В текстах Абая значительны также фарабианские вкрапления, или идеология восточного перипатетизма. Так, из монологов 7-го и 43-го явствует, что человек — это существо становящееся, которое познает мир благодаря ощущениям, что тело — это вместилище души и что душа, подобно телу, тоже нуждается в пище и в уходе, то есть в постоянном культивировании духовного.
Однако дуализм, присущий фарабианству, сказался и на некоторых мировоззренческих установках Абая. Так в монологе 38-м поэт, отдавая предпочтение светскому знанию, сожалеет о том, что хакимы, носители этого знания не обладают верой. Из этого следует, что идеалом для него являются те, кто обладает и знанием и верой, совмещая их и взаимопроверяя. В одном из монологов, где показаны спорящие между собой Воля, Разум и Сердце, поэт отдает предпочтение сердцу. Впрочем, культом сердца пронизано все творчество Абая. Но ведь это тоже фарабианский элемент, развитый далее суфизмом и нашедший в Абае самого горячего сторонника.
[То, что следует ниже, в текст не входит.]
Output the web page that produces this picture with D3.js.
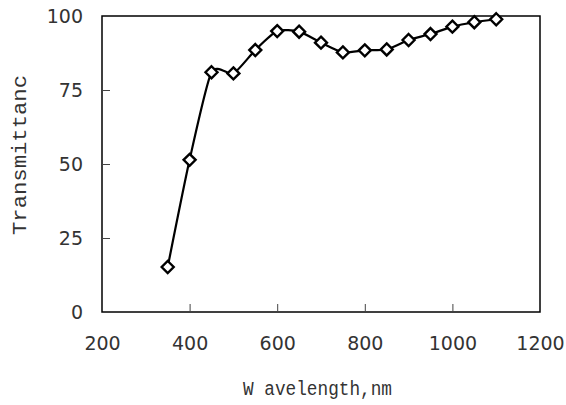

Интересно было бы также поговорить о культе Справедливости и Совести, столь красноречиво выступающем из «Размышлений». Ведь это культ — пережиток язычества, гениально воспетый такими казахскими сказателями, как Казтуган (15-й век) и Бухар (18-й век).
Здесь мы вплотную подходим теперь к общей оценке философских этюдов и должны признать, что в целом самостоятельного мыслителя из Абая не получилось. Его этюды — перепевы старых восточных мотивов, совмещенные методом языческого синкретизма с его неизменным культом благородного человека.
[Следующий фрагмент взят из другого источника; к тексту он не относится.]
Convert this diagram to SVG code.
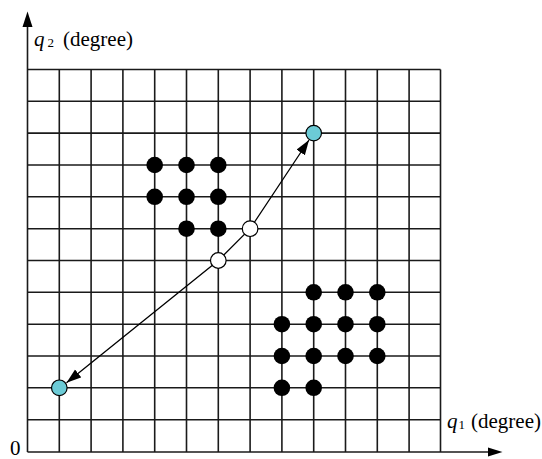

В таком случае встают закономерные вопросы. К какой ветви культуры относится казахский самородок — восточной или западной? К какому периоду истории его отнести — современному или… На это нет однозначного ответа. Видимо, это тот случай, когда сама история не позволяет человеку состояться, рождая его на своей периферии и не пуская в мир равнодостойных. И все же самое удивительное в Абае то, что он состоялся. Ибо он создал модель поведения, которая и поныне является образцом для его потомков. Ибо это модель, при котором создается культура и цивилизация, религия и философия, народ и человечество.
Таким образом, сборник монологов «Размышления» — это многоплановое сочинение, западное по форме и восточное — по кругу поднимаемых проблем. Это наводит на парадоксальную мысль, что в этом произведении Восток и Запад еще не разделились, эра пророков еще впереди или где-то поодаль. Словом, это вещь, ждущая своего осевого времени.